# Can other riders see my 5 star comments?



## uberron73 (Mar 13, 2016)

Can other passengers or riders see my 5 star comments b4 they request me or anytime after? Or are the comments only for me to see? I get alot of nice comments an it be nice for other passengers to see what type of driver an person I am b4 they even get into my car. But Idk how that works..


----------



## 14gIV (Dec 12, 2015)

uberRonSmith said:


> Can other passengers or riders see my 5 star comments b4 they request me or anytime after? Or are the comments only for me to see? I get alot of nice comments an it be nice for other passengers to see what type of driver an person I am b4 they even get into my car. But Idk how that works..


Yes and they can see your pay statements too......


----------



## uberron73 (Mar 13, 2016)

14gIV said:


> Yes and they can see your pay statements too......


My pay statements? My earns? Or what do u mean?


----------



## madUber74 (Jun 3, 2015)

uberRonSmith said:


> My pay statements? My earns? Or what do u mean?

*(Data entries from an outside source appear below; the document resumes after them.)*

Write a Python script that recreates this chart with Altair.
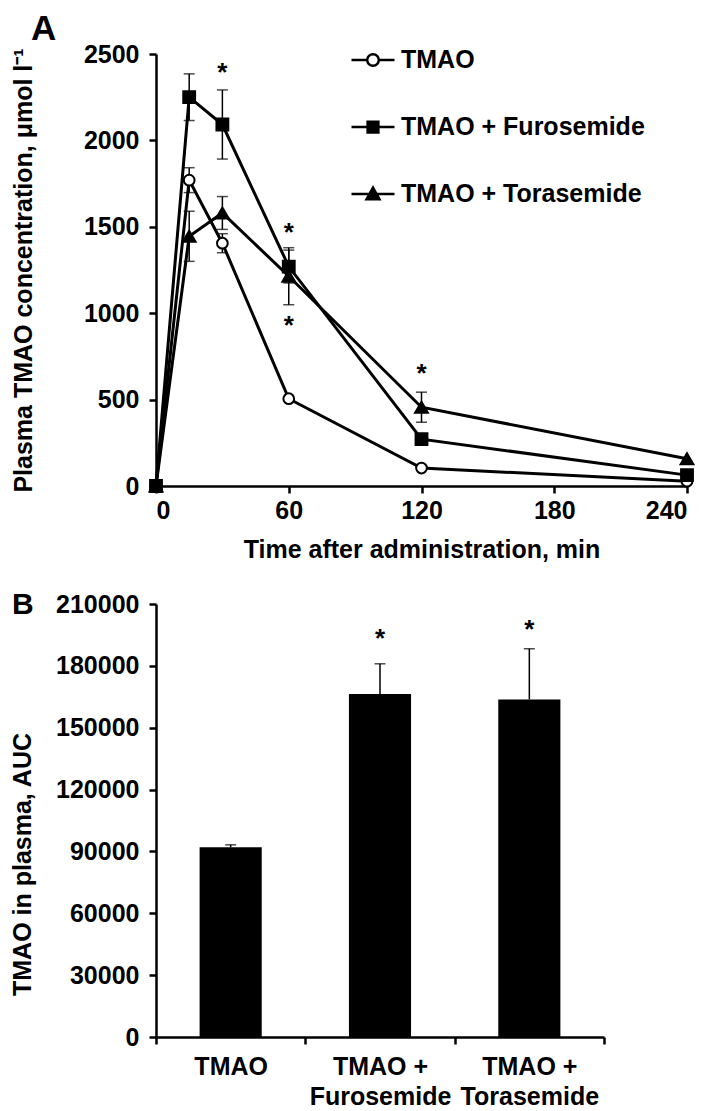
import altair as alt
import pandas as pd

FONT = "Liberation Sans"

# ---------------- Panel A data ----------------
groups = ["TMAO", "TMAO + Furosemide", "TMAO + Torasemide"]
times = [0, 15, 30, 60, 120, 240]
tmao_mean = [0, 1770, 1405, 505, 104, 28]
tmao_err = [0, 72, 55, 0, 0, 0]
furo_mean = [0, 2250, 2092, 1270, 271, 63]
furo_err = [0, 135, 200, 95, 0, 0]
tora_mean = [0, 1445, 1580, 1214, 456, 158]
tora_err = [0, 145, 95, 165, 87, 0]

star_a_time = [30, 60, 60, 120]
star_a_value = [2408, 1484, 945, 666]

y_a_ticks = [0, 500, 1000, 1500, 2000, 2500]
x_a_ticks = [0, 60, 120, 180, 240]

# ---------------- Panel B data ----------------
auc_mean = [92000, 166400, 163700]
auc_err = [1200, 14600, 24600]
star_b_group = ["TMAO + Furosemide", "TMAO + Torasemide"]
star_b_value = [194600, 199000]
y_b_ticks = [0, 30000, 60000, 90000, 120000, 150000, 180000, 210000]

# ---------------- tables ----------------
rows = []
for g, means, errs in zip(groups, [tmao_mean, furo_mean, tora_mean], [tmao_err, furo_err, tora_err]):
    for t, m, e in zip(times, means, errs):
        rows.append({"group": g, "time": t, "value": m, "err": e, "lo": m - e, "hi": m + e})
df_a = pd.DataFrame(rows)
df_a_err = df_a[df_a["err"] > 0]
df_star_a = pd.DataFrame({"time": star_a_time, "value": star_a_value, "s": ["*"] * len(star_a_time)})

df_b = pd.DataFrame({"group": groups, "auc": auc_mean, "err": auc_err,
                     "hi": [m + e for m, e in zip(auc_mean, auc_err)]})
df_star_b = pd.DataFrame({"group": star_b_group, "auc": star_b_value, "s": ["*"] * len(star_b_group)})

# ---------------- Panel A ----------------
xa_axis = alt.Axis(values=x_a_ticks, title="Time after administration, min",
                   titleFontSize=25, titlePadding=14, labelPadding=5)
ya_axis = alt.Axis(values=y_a_ticks, format="d", title="Plasma TMAO concentration, μmol l⁻¹",
                   titleFontSize=25, titlePadding=47, labelPadding=10)
xa_scale = alt.Scale(domain=[0, 240], nice=False, zero=False)
ya_scale = alt.Scale(domain=[0, 2500], nice=False)

base_a = alt.Chart(df_a)

lines = base_a.mark_line(color="black", strokeWidth=3).encode(
    x=alt.X("time:Q", scale=xa_scale, axis=xa_axis),
    y=alt.Y("value:Q", scale=ya_scale, axis=ya_axis),
    detail="group:N",
)

err_rules = alt.Chart(df_a_err).mark_rule(color="black", strokeWidth=1.5).encode(
    x=alt.X("time:Q", scale=xa_scale, axis=xa_axis),
    y=alt.Y("lo:Q", scale=ya_scale, axis=ya_axis),
    y2="hi:Q",
)
err_top = alt.Chart(df_a_err).mark_tick(color="black", orient="horizontal", size=11, thickness=1.5).encode(
    x=alt.X("time:Q", scale=xa_scale, axis=xa_axis),
    y=alt.Y("hi:Q", scale=ya_scale, axis=ya_axis),
)
err_bot = alt.Chart(df_a_err).mark_tick(color="black", orient="horizontal", size=11, thickness=1.5).encode(
    x=alt.X("time:Q", scale=xa_scale, axis=xa_axis),
    y=alt.Y("lo:Q", scale=ya_scale, axis=ya_axis),
)

points = base_a.mark_point(filled=True, stroke="black", strokeWidth=2, opacity=1).encode(
    x=alt.X("time:Q", scale=xa_scale, axis=xa_axis),
    y=alt.Y("value:Q", scale=ya_scale, axis=ya_axis),
    shape=alt.Shape("group:N", scale=alt.Scale(domain=groups, range=["circle", "square", "triangle-up"]), legend=None),
    fill=alt.Fill("group:N", scale=alt.Scale(domain=groups, range=["white", "black", "black"]), legend=None),
    size=alt.Size("group:N", scale=alt.Scale(domain=groups, range=[115, 165, 205]), legend=None),
)

circle_path = ("M-1,0H-0.27M0.27,0H1"
               "M0.27,0A0.27,0.27 0 1,1 -0.27,0A0.27,0.27 0 1,1 0.27,0Z"
               "M0.27,0A0.27,0.27 0 1,0 -0.27,0A0.27,0.27 0 1,0 0.27,0Z")
square_path = "M-1,0H1M-0.25,-0.25H0.25V0.25H-0.25Z"
tri_path = "M-1,0H1M0,-0.3L0.3,0.24H-0.3Z"

legend_layer = base_a.mark_point(filled=False, opacity=0, color="black", strokeWidth=2.5).encode(
    x=alt.X("time:Q", scale=xa_scale, axis=xa_axis),
    y=alt.Y("value:Q", scale=ya_scale, axis=ya_axis),
    shape=alt.Shape("group:N", scale=alt.Scale(domain=groups, range=[circle_path, square_path, tri_path]),
                    legend=alt.Legend(title=None, orient="none", legendX=194, legendY=-17,
                                      symbolSize=1849, symbolOpacity=1, symbolStrokeWidth=2.5,
                                      labelFont=FONT, labelFontSize=25, labelFontWeight="bold",
                                      labelColor="black", labelOffset=5, rowPadding=31,
                                      labelLimit=400, padding=0, offset=0)),
    fill=alt.value("black"),
)

stars_a = alt.Chart(df_star_a).mark_text(font=FONT, fontSize=26, fontWeight="bold", color="black",
                                         baseline="middle", dy=3).encode(
    x=alt.X("time:Q", scale=xa_scale, axis=xa_axis),
    y=alt.Y("value:Q", scale=ya_scale, axis=ya_axis),
    text="s:N",
)

letter_a = alt.Chart(pd.DataFrame({"t": ["A"]})).mark_text(
    font=FONT, fontSize=35, fontWeight="bold", color="black", align="left", baseline="alphabetic"
).encode(text="t:N", x=alt.value(-125), y=alt.value(-14))

chart_a = alt.layer(lines, err_rules, err_top, err_bot, points, legend_layer, stars_a, letter_a).resolve_scale(
    shape="independent"
).properties(width=531, height=432)

# ---------------- Panel B ----------------
xb = alt.X("group:N", sort=groups, scale=alt.Scale(domain=groups, paddingInner=0, paddingOuter=0),
           axis=alt.Axis(title=None, tickBand="extent", labelAngle=0, labelPadding=10, labelLineHeight=30,
                         labelExpr="isValid(datum.value) ? (datum.value == 'TMAO' ? datum.value : ['TMAO +', replace(datum.value, 'TMAO + ', '')]) : ''",
                         labelFontSize=25, labelLimit=400))
yb_scale = alt.Scale(domain=[0, 210000], nice=False)
yb_axis = alt.Axis(values=y_b_ticks, format="d", title="TMAO in plasma, AUC", titleFontSize=25,
                   titlePadding=20, labelPadding=10, titleY=260)

bars = alt.Chart(df_b).mark_bar(color="black", width={"band": 0.416}).encode(
    x=xb, y=alt.Y("auc:Q", scale=yb_scale, axis=yb_axis)
)
b_rules = alt.Chart(df_b).mark_rule(color="black", strokeWidth=1.5).encode(
    x=xb, y=alt.Y("auc:Q", scale=yb_scale, axis=yb_axis), y2="hi:Q"
)
b_caps = alt.Chart(df_b).mark_tick(color="black", orient="horizontal", size=11, thickness=1.5).encode(
    x=xb, y=alt.Y("hi:Q", scale=yb_scale, axis=yb_axis)
)
stars_b = alt.Chart(df_star_b).mark_text(font=FONT, fontSize=26, fontWeight="bold", color="black",
                                         baseline="middle", dy=3).encode(
    x=xb, y=alt.Y("auc:Q", scale=yb_scale, axis=yb_axis), text="s:N"
)
letter_b = alt.Chart(pd.DataFrame({"t": ["B"]})).mark_text(
    font=FONT, fontSize=30, fontWeight="bold", color="black", align="left", baseline="alphabetic"
).encode(text="t:N", x=alt.value(-144), y=alt.value(10))

chart_b = alt.layer(bars, b_rules, b_caps, stars_b, letter_b).properties(width=448, height=433)

chart = alt.vconcat(chart_a, chart_b, spacing=28).properties(
    padding={"left": 2, "top": 4, "right": 0, "bottom": 0}
).configure_view(
    stroke=None
).configure_axis(
    domainColor="black", domainWidth=2.5, tickColor="black", tickWidth=2.5, tickSize=7,
    labelFont=FONT, labelFontSize=25, labelFontWeight="bold", labelColor="black",
    titleFont=FONT, titleFontWeight="bold", titleColor="black", grid=False,
)

chart.save("out.html", embed_options={"renderer": "svg", "actions": False})
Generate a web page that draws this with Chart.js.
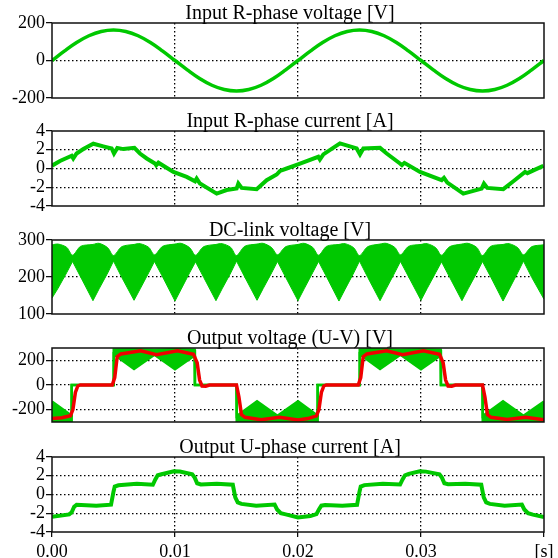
<!DOCTYPE html>
<html><head><meta charset="utf-8">
<script src="https://cdn.jsdelivr.net/npm/chart.js@4.4.0/dist/chart.umd.min.js"></script>
<style>
html,body{margin:0;padding:0;background:#fff;}
#wrap{position:relative;width:558px;height:558px;overflow:hidden;background:#fff;}
canvas{position:absolute;left:0;}
</style></head><body>
<div id="wrap">
<canvas id="c1" width="558" height="110" style="top:0px"></canvas>
<canvas id="c2" width="558" height="110" style="top:108px"></canvas>
<canvas id="c3" width="558" height="109" style="top:217px"></canvas>
<canvas id="c4" width="558" height="109" style="top:325px"></canvas>
<canvas id="c5" width="558" height="124" style="top:434px"></canvas>
</div>
<script>
// ---------- tick labels / titles ----------
const xTickValues = [0, 0.01, 0.02, 0.03, 0.04];
const xTickLabels = ['0.00', '0.01', '0.02', '0.03', '[s]'];
const panelTitles = ['Input R-phase voltage [V]', 'Input R-phase current [A]', 'DC-link voltage [V]', 'Output voltage (U-V) [V]', 'Output U-phase current [A]'];
const vinTicks = [-200, 0, 200];
const iinTicks = [-4, -2, 0, 2, 4];
const vdcTicks = [100, 200, 300];
const vuvTicks = [-200, 0, 200];
const iuTicks = [-4, -2, 0, 2, 4];

// ---------- panel 1: input R-phase voltage ----------
const vinTime = [0,0.001,0.002,0.003,0.004,0.005,0.006,0.007,0.008,0.009,0.010,0.011,0.012,0.013,0.014,0.015,0.016,0.017,0.018,0.019,0.020,
                 0.021,0.022,0.023,0.024,0.025,0.026,0.027,0.028,0.029,0.030,0.031,0.032,0.033,0.034,0.035,0.036,0.037,0.038,0.039,0.040];
const vinValue = [0,50,96,132,155,163,155,132,96,50,0,-50,-96,-132,-155,-163,-155,-132,-96,-50,0,
                  50,96,132,155,163,155,132,96,50,0,-50,-96,-132,-155,-163,-155,-132,-96,-50,0];

// ---------- panel 2: input R-phase current ----------
const iinTime = [0,0.00065,0.0016,0.00173,0.0020,0.00255,0.00336,0.00417,0.00485,0.00504,0.00531,0.0058,0.0067,0.00715,0.0077,0.00837,0.00847,0.00865,
                 0.00987,0.01095,0.01163,0.01176,0.01203,0.01339,0.0142,0.01501,0.01515,0.01542,0.01664,0.01745,0.01827,0.01854,0.01908,
                 0.0200,0.02165,0.02178,0.02206,0.02341,0.02477,0.02504,0.02531,0.02667,0.02721,0.02829,0.02845,0.02865,
                 0.02992,0.03168,0.03187,0.03214,0.03344,0.03493,0.03512,0.03539,0.03669,0.03751,0.03846,0.03865,0.03995];
const iinValue = [0.3,0.8,1.36,1.07,1.6,2.07,2.64,2.36,2.14,1.6,2.2,2.07,2.2,1.6,1.07,0.54,0.35,0.62,
                  -0.36,-0.9,-1.36,-1.07,-1.6,-2.68,-2.3,-2.14,-1.6,-2.07,-2.2,-1.25,-0.64,-0.25,0.0,
                  0.43,1.25,0.96,1.5,2.68,2.14,1.5,2.14,2.2,1.6,0.54,0.36,0.6,
                  -0.36,-1.25,-1.0,-1.5,-2.68,-2.14,-1.6,-2.07,-2.2,-1.36,-0.36,-0.5,0.29];

// ---------- panel 3: DC-link voltage (envelopes of the ripple band) ----------
const vdcTime = [0,0.0005,0.0012,0.00167,0.00233,
                 0.00333,0.00383,0.00453,0.005,0.00567,
                 0.00667,0.00717,0.00787,0.00833,0.009,
                 0.01,0.0105,0.0112,0.01167,0.01233,
                 0.01333,0.01383,0.01453,0.015,0.01567,
                 0.01667,0.01717,0.01787,0.01833,0.019,
                 0.02,0.0205,0.0212,0.02167,0.02233,
                 0.02333,0.02383,0.02453,0.025,0.02567,
                 0.02667,0.02717,0.02787,0.02833,0.029,
                 0.03,0.0305,0.0312,0.03167,0.03233,
                 0.03333,0.03383,0.03453,0.035,0.03567,
                 0.03667,0.03717,0.03787,0.03833,0.039,
                 0.04];
const vdcUpper = [287,289,280,259,283, 288,291,279,258,282, 288,290,280,260,283, 289,291,279,259,282,
                  288,290,280,258,283, 289,291,279,260,282, 288,291,280,259,283, 288,290,279,258,282,
                  289,291,280,260,283, 288,290,279,259,282, 289,291,280,258,283, 288,290,279,260,282, 287];
const vdcLower = [143,170,212,242,200, 136,168,211,243,199, 137,168,212,242,200, 135,167,212,241,199,
                  136,168,211,243,200, 137,169,212,242,199, 136,168,212,242,200, 135,167,211,243,199,
                  136,168,212,242,200, 137,169,212,241,199, 136,168,211,242,200, 135,167,212,243,199, 140];

// ---------- panel 4: output voltage U-V ----------
const vuvBandTime = [0,0.00158,0.0016,0.005,0.00502,0.00667,0.00833,0.01,0.0116,0.01162,0.015,0.01502,0.01667,0.01833,0.02,
                     0.02158,0.0216,0.025,0.02502,0.02667,0.02833,0.03,0.0316,0.03162,0.035,0.03502,0.03667,0.03833,0.04];
const vuvBandUpper = [-133,-248,0,0,288,290,285,291,286,0,0,-252,-133,-250,-133,
                      -248,0,0,288,291,285,290,286,0,0,-252,-133,-250,-133];
const vuvBandLower = [-292,-290,0,0,250,130,245,128,240,0,0,-290,-293,-290,-293,
                      -290,0,0,250,130,245,128,240,0,0,-290,-293,-290,-293];
const vuvFiltTime = [0,0.0008,0.0015,0.0017,0.0019,0.0021,0.0023,0.0049,0.0051,0.0053,0.0056,0.0072,0.0085,0.0102,0.0115,0.0118,0.0120,0.0122,0.0125,0.0128,
                     0.0150,0.0152,0.0154,0.0157,0.0170,0.0185,0.0200,
                     0.0208,0.0215,0.0217,0.0219,0.0221,0.0223,0.0249,0.0251,0.0253,0.0256,0.0272,0.0285,0.0302,0.0315,0.0318,0.0320,0.0322,0.0325,0.0328,
                     0.0350,0.0352,0.0354,0.0357,0.0370,0.0385,0.0400];
const vuvFiltValue = [-272,-265,-250,-200,-60,-8,0,0,60,230,252,278,246,278,250,180,40,-8,-10,0,
                      0,-100,-240,-262,-282,-262,-284,
                      -272,-250,-200,-60,-8,0,0,60,230,252,278,246,278,250,180,40,-8,-10,0,
                      0,-100,-240,-262,-280,-262,-282];

// ---------- panel 5: output U-phase current ----------
const iuTime = [0,0.0014,0.0016,0.0018,0.0020,0.0036,0.0048,0.0050,0.0051,0.0054,0.0069,0.0082,0.0084,0.0086,0.0089,0.0099,0.0104,0.0114,0.0116,0.0118,0.0121,
                0.0134,0.0147,0.0149,0.0151,0.0154,0.0166,0.0181,0.0183,0.0186,0.0190,
                0.0200,0.0210,0.0215,0.0217,0.0219,0.0222,0.0236,0.0248,0.0250,0.0251,0.0254,0.0269,0.0283,0.0285,0.0287,0.0290,0.0299,0.0304,0.0315,0.0317,0.0319,0.0322,
                0.0336,0.0349,0.0351,0.0353,0.0356,0.0368,0.0382,0.0384,0.0387,0.0391,0.0400];
const iuValue = [-2.37,-2.12,-1.9,-1.3,-1.1,-1.19,-1.08,0.3,0.85,0.98,1.15,1.04,1.6,2.05,2.16,2.48,2.46,2.16,1.8,1.2,1.08,
                 1.15,1.04,-0.3,-0.85,-1.0,-1.19,-1.08,-1.6,-2.0,-2.12,
                 -2.45,-2.3,-2.09,-1.6,-1.19,-1.12,-1.2,-1.1,0.3,0.85,1.0,1.15,1.06,1.6,2.05,2.2,2.48,2.44,2.16,1.8,1.2,1.1,
                 1.15,1.04,-0.3,-0.85,-1.0,-1.19,-1.08,-1.6,-2.0,-2.15,-2.4];

// ---------- drawing ----------
const GREEN = '#00c800';
const RED = '#f00000';
const FONT = { family: 'Liberation Serif', size: 18 };
function pts(ts, vs) { return ts.map((t, i) => ({ x: t, y: vs[i] })); }

const panelPlugin = {
  id: 'panelFrame',
  afterDraw(chart, args, o) {
    const { ctx, chartArea: a } = chart;
    ctx.save();
    ctx.strokeStyle = '#111';
    ctx.lineWidth = 1.5;
    ctx.strokeRect(a.left, a.top, a.right - a.left, a.bottom - a.top);
    ctx.fillStyle = '#000';
    ctx.font = '20px "Liberation Serif"';
    ctx.textAlign = 'center';
    ctx.textBaseline = 'alphabetic';
    ctx.fillText(o.text, (a.left + a.right) / 2 - 8, a.top - 3.7);
    ctx.restore();
  }
};

function gridColor(min, max) {
  return c => {
    const v = c.tick ? c.tick.value : null;
    if (v === null) return 'rgba(0,0,0,0)';
    const eps = (max - min) * 1e-6;
    return (v <= min + eps || v >= max - eps) ? 'rgba(0,0,0,0)' : '#000';
  };
}

function makeChart(id, datasets, yMin, yMax, yTicks, showX, title) {
  return new Chart(document.getElementById(id), {
    type: 'line',
    data: { datasets },
    options: {
      responsive: false,
      animation: false,
      devicePixelRatio: 1,
      layout: { padding: { top: 23, right: 14, left: 0, bottom: showX ? 0 : 12 } },
      plugins: { legend: { display: false }, tooltip: { enabled: false }, title: { display: false }, panelFrame: { text: title } },
      elements: { point: { radius: 0 }, line: { tension: 0 } },
      scales: {
        x: {
          type: 'linear', min: 0, max: 0.04,
          afterBuildTicks: s => { s.ticks = xTickValues.map(v => ({ value: v })); },
          afterFit: s => { s.height = showX ? 26 : 0; },
          grid: { color: gridColor(0, 0.04), lineWidth: 1.3, drawTicks: showX, tickLength: 5, tickColor: '#000', tickWidth: 1.2, tickBorderDash: [] },
          border: { display: false, dash: [1.5, 2.5] },
          ticks: { display: showX, autoSkip: false, maxRotation: 0, padding: 4, font: FONT, color: '#000',
                   callback: (v, i) => xTickLabels[i] }
        },
        y: {
          type: 'linear', min: yMin, max: yMax,
          afterBuildTicks: s => { s.ticks = yTicks.map(v => ({ value: v })); },
          afterFit: s => { s.width = 52; },
          grid: { color: gridColor(yMin, yMax), lineWidth: 1.3, drawTicks: true, tickLength: 6, tickColor: '#000', tickWidth: 1.2, tickBorderDash: [] },
          border: { display: false, dash: [1.5, 2.5] },
          ticks: { autoSkip: false, padding: 1, font: FONT, color: '#000', callback: v => String(v) }
        }
      }
    },
    plugins: [panelPlugin]
  });
}

makeChart('c1', [
  { data: pts(vinTime, vinValue), borderColor: GREEN, borderWidth: 3.5, tension: 0.4, fill: false }
], -200, 200, vinTicks, false, panelTitles[0]);

makeChart('c2', [
  { data: pts(iinTime, iinValue), borderColor: GREEN, borderWidth: 4, fill: false }
], -4, 4, iinTicks, false, panelTitles[1]);

makeChart('c3', [
  { data: pts(vdcTime, vdcUpper), borderColor: GREEN, borderWidth: 1, tension: 0.3, fill: false },
  { data: pts(vdcTime, vdcLower), borderColor: GREEN, borderWidth: 1, backgroundColor: GREEN, fill: '-1' }
], 100, 300, vdcTicks, false, panelTitles[2]);

makeChart('c4', [
  { data: pts(vuvFiltTime, vuvFiltValue), borderColor: RED, borderWidth: 3.5, fill: false },
  { data: pts(vuvBandTime, vuvBandUpper), borderColor: GREEN, borderWidth: 2.5, fill: false },
  { data: pts(vuvBandTime, vuvBandLower), borderColor: GREEN, borderWidth: 2.5, backgroundColor: GREEN, fill: '-1' }
], -300, 300, vuvTicks, false, panelTitles[3]);

makeChart('c5', [
  { data: pts(iuTime, iuValue), borderColor: GREEN, borderWidth: 4, fill: false }
], -4, 4, iuTicks, true, panelTitles[4]);
</script>
</body></html>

I think he was being facetious


----------



## uberron73 (Mar 13, 2016)

Grand said:


> My understanding is that ONLY you can see the rider comments, IE issues and comments.
> It might be a good idea for pax to see your 5* comments but remember they are only interested in one thing. Getting from A to B.
> I would not recommend you propose it to Uber as they might include the issues


Ole I won't purpose this to uber. This was a old question. I can care less anymore Lol that was one of my newbie questions. Now I don't care anymore


----------